The last Lyon Biennial attracted almost 140,000 visitors, thus confirming that it has become one of the world’s major contemporary art events, as much by the choice of its themes as by the quality of the presentation of the works. By comparison with the Venice Biennial and the Kassel Documenta, Lyon’s Biennial is a newcomer, the present one being just the fourth of its kind. But it is a promising newcomer, nonetheless.
Today, the Lyon Biennial takes up the theme of “L’Autre”.
This fourth Lyon Biennial gives a totally free hand to Harald Szeemann, the general curator, who brings together artists, not only from France but from the four points of the globe, and works produced at very different points in time. The mixing of languages, that of experiences, one’s own and those of the other, that of “the other in the world”: all of this aims at revealing, or re-revealing, horizons that cannot but deepen our knowledge of things.

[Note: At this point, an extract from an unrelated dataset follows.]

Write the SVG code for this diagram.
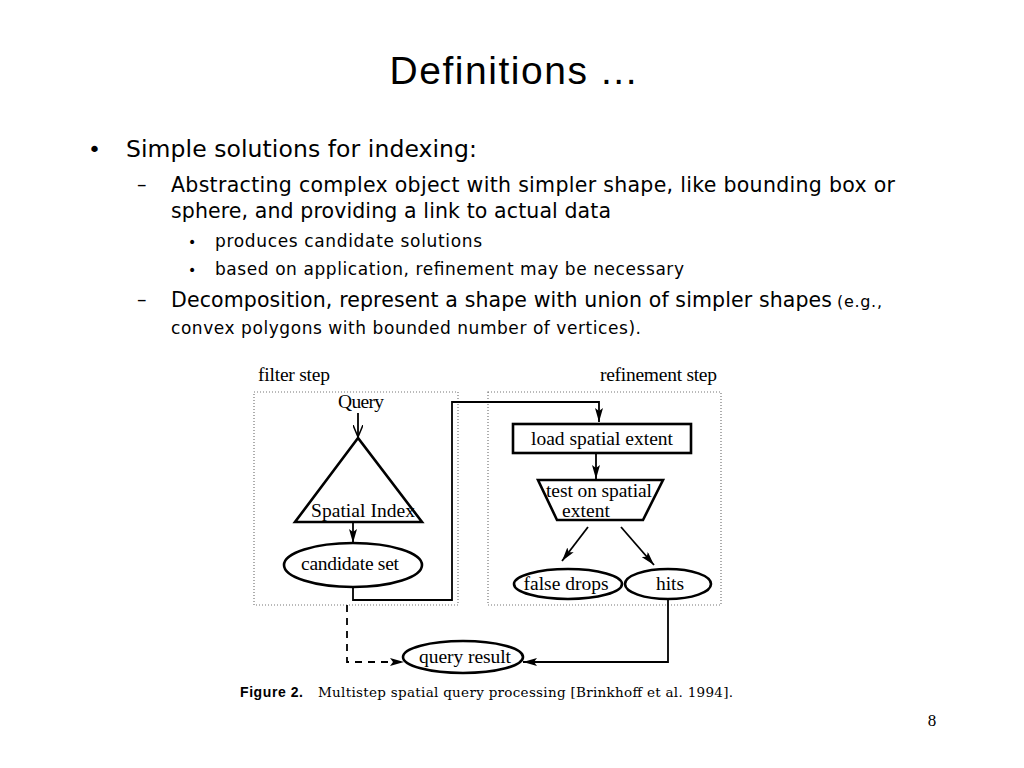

This exhibition, which will once more make Lyon a European capital of contemporary creativity, will, I hope, generate the same public enthusiasm as before.The requirement for openness, of which it reminds us all, is a part of the necessity, which grows greater every day, to face up to what is not ourselves. It recalls to mind, and puts in perspective, the idea, at once just and simple, that every art, because it is creative, carries within itself its share of truth.